Set problem:
Restate, exactly and without pictures, the lines from the start of the listing below through the line holding "ax.plot([x, x], [60, 108], color=GRID, lw=0.7, zorder=1.5)".

Data excerpt:
+-------+
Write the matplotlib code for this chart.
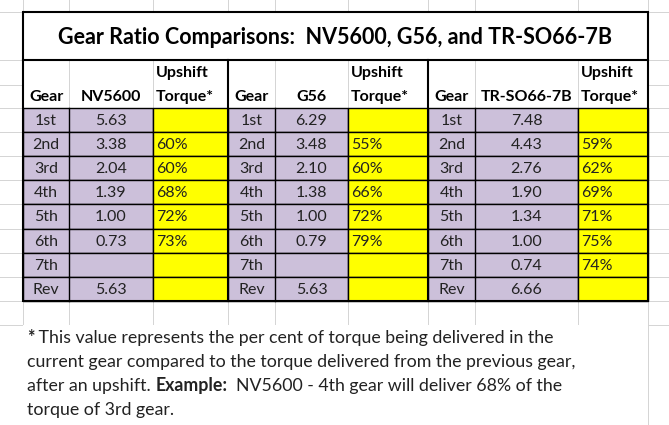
import matplotlib
matplotlib.use("Agg")
import matplotlib.pyplot as plt
from matplotlib.patches import Rectangle

title = "Gear Ratio Comparisons:  NV5600, G56, and TR-SO66-7B"
gears = ["1st", "2nd", "3rd", "4th", "5th", "6th", "7th", "Rev"]
nv5600 = ["5.63", "3.38", "2.04", "1.39", "1.00", "0.73", "", "5.63"]
nv5600_up = ["", "60%", "60%", "68%", "72%", "73%", "", ""]
g56 = ["6.29", "3.48", "2.10", "1.38", "1.00", "0.79", "", "5.63"]
g56_up = ["", "55%", "60%", "66%", "72%", "79%", "", ""]
tr = ["7.48", "4.43", "2.76", "1.90", "1.34", "1.00", "0.74", "6.66"]
tr_up = ["", "59%", "62%", "69%", "71%", "75%", "74%", ""]
models = ["NV5600", "G56", "TR-SO66-7B"]

W, H = 669, 425
fig = plt.figure(figsize=(W/100, H/100), dpi=100)
ax = fig.add_axes([0, 0, 1, 1])
ax.set_xlim(0, W); ax.set_ylim(H, 0); ax.axis("off")
FONT = "Lato"
PURPLE = "#CCC0DA"; YEL = "#FFFF00"; GRID = "#D4D4D4"
FS = 11.5

cols = [23, 69, 153, 228, 275, 348, 428, 475, 578, 648]
rows_top = 108; rh = 24.1
nrows = len(gears)
bottom = rows_top + rh*nrows

for x in cols + [669]:
    ax.plot([x, x], [0, H], color=GRID, lw=0.7, zorder=0)
for i in range(nrows + 2):
    y = rows_top + rh*i
    ax.plot([0, W], [y, y], color=GRID, lw=0.7, zorder=0)
for y in [12, 60, 85]:
    ax.plot([0, W], [y, y], color=GRID, lw=0.7, zorder=0)
ax.add_patch(Rectangle((23, 12), 625, 96, facecolor="white", zorder=1))
ax.add_patch(Rectangle((23, bottom+rh), 625, H-bottom-rh, facecolor="white", zorder=1))
for x in cols[1:]:
    if x not in (228, 428):
        ax.plot([x, x], [60, 108], color=GRID, lw=0.7, zorder=1.5)

groups = [(nv5600, nv5600_up), (g56, g56_up), (tr, tr_up)]
for g, (vals, ups) in enumerate(groups):
    c0 = cols[3*g]; c1 = cols[3*g+1]; c2 = cols[3*g+2]; c3 = cols[3*g+3]
    for i in range(nrows):
        y = rows_top + rh*i
        ax.add_patch(Rectangle((c0, y), c2-c0, rh, facecolor=PURPLE, edgecolor="black", lw=1, zorder=2))
        ax.plot([c1, c1], [y, y+rh], color="black", lw=1, zorder=3)
        ax.add_patch(Rectangle((c2, y), c3-c2, rh, facecolor=YEL, edgecolor="black", lw=1, zorder=2))
        ax.text((c0+c1)/2, y+rh/2+1, gears[i], ha="center", va="center", fontsize=FS, family=FONT, color="#222", zorder=4)
        ax.text((c1+c2)/2, y+rh/2+1, vals[i], ha="center", va="center", fontsize=FS, family=FONT, color="#222", zorder=4)
        ax.text(c2+3, y+rh/2+1, ups[i], ha="left", va="center", fontsize=FS, family=FONT, color="#222", zorder=4)
    ax.text((c0+c1)/2, 97, "Gear", ha="center", va="center", fontsize=FS, family=FONT, weight="bold", zorder=4)
    ax.text((c1+c2)/2, 97, models[g], ha="center", va="center", fontsize=FS, family=FONT, weight="bold", zorder=4)
    ax.text(c2+3, 73, "Upshift", ha="left", va="center", fontsize=FS, family=FONT, weight="bold", zorder=4)
    ax.text(c2+3, 97, "Torque*", ha="left", va="center", fontsize=FS, family=FONT, weight="bold", zorder=4)

ax.add_patch(Rectangle((23, 12), 625, bottom-12, fill=False, edgecolor="black", lw=1.5, zorder=5))
ax.plot([23, 648], [60, 60], color="black", lw=1.5, zorder=5)
for x in (228, 428):
    ax.plot([x, x], [60, bottom], color="black", lw=1.5, zorder=5)
ax.text(335.5, 37, title, ha="center", va="center", fontsize=15.5, family=FONT, weight="bold", zorder=5)

# footnote, segments placed consecutively
FN = 12.8
fig.canvas.draw()
r = fig.canvas.get_renderer()
inv = ax.transData.inverted()
def seg_line(y, parts):
    x = 27
    for s, bold in parts:
        t = ax.text(x, y, s, ha="left", va="center", fontsize=FN, family=FONT,
                    weight="bold" if bold else "normal", color="#222", zorder=5)
        bb = t.get_window_extent(renderer=r)
        x = inv.transform((bb.x1, 0))[0]
seg_line(338, [("*", True), (" This value represents the per cent of torque being delivered in the", False)])
seg_line(362, [("current gear compared to the torque delivered from the previous gear,", False)])
seg_line(386, [("after an upshift. ", False), ("Example:", True), ("  NV5600 - 4th gear will deliver 68% of the", False)])
seg_line(410, [("torque of 3rd gear.", False)])

fig.savefig("out.png", dpi=100)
+-------+
Answer in full:
Write the matplotlib code for this chart.
import matplotlib
matplotlib.use("Agg")
import matplotlib.pyplot as plt
from matplotlib.patches import Rectangle

title = "Gear Ratio Comparisons:  NV5600, G56, and TR-SO66-7B"
gears = ["1st", "2nd", "3rd", "4th", "5th", "6th", "7th", "Rev"]
nv5600 = ["5.63", "3.38", "2.04", "1.39", "1.00", "0.73", "", "5.63"]
nv5600_up = ["", "60%", "60%", "68%", "72%", "73%", "", ""]
g56 = ["6.29", "3.48", "2.10", "1.38", "1.00", "0.79", "", "5.63"]
g56_up = ["", "55%", "60%", "66%", "72%", "79%", "", ""]
tr = ["7.48", "4.43", "2.76", "1.90", "1.34", "1.00", "0.74", "6.66"]
tr_up = ["", "59%", "62%", "69%", "71%", "75%", "74%", ""]
models = ["NV5600", "G56", "TR-SO66-7B"]

W, H = 669, 425
fig = plt.figure(figsize=(W/100, H/100), dpi=100)
ax = fig.add_axes([0, 0, 1, 1])
ax.set_xlim(0, W); ax.set_ylim(H, 0); ax.axis("off")
FONT = "Lato"
PURPLE = "#CCC0DA"; YEL = "#FFFF00"; GRID = "#D4D4D4"
FS = 11.5

cols = [23, 69, 153, 228, 275, 348, 428, 475, 578, 648]
rows_top = 108; rh = 24.1
nrows = len(gears)
bottom = rows_top + rh*nrows

for x in cols + [669]:
    ax.plot([x, x], [0, H], color=GRID, lw=0.7, zorder=0)
for i in range(nrows + 2):
    y = rows_top + rh*i
    ax.plot([0, W], [y, y], color=GRID, lw=0.7, zorder=0)
for y in [12, 60, 85]:
    ax.plot([0, W], [y, y], color=GRID, lw=0.7, zorder=0)
ax.add_patch(Rectangle((23, 12), 625, 96, facecolor="white", zorder=1))
ax.add_patch(Rectangle((23, bottom+rh), 625, H-bottom-rh, facecolor="white", zorder=1))
for x in cols[1:]:
    if x not in (228, 428):
        ax.plot([x, x], [60, 108], color=GRID, lw=0.7, zorder=1.5)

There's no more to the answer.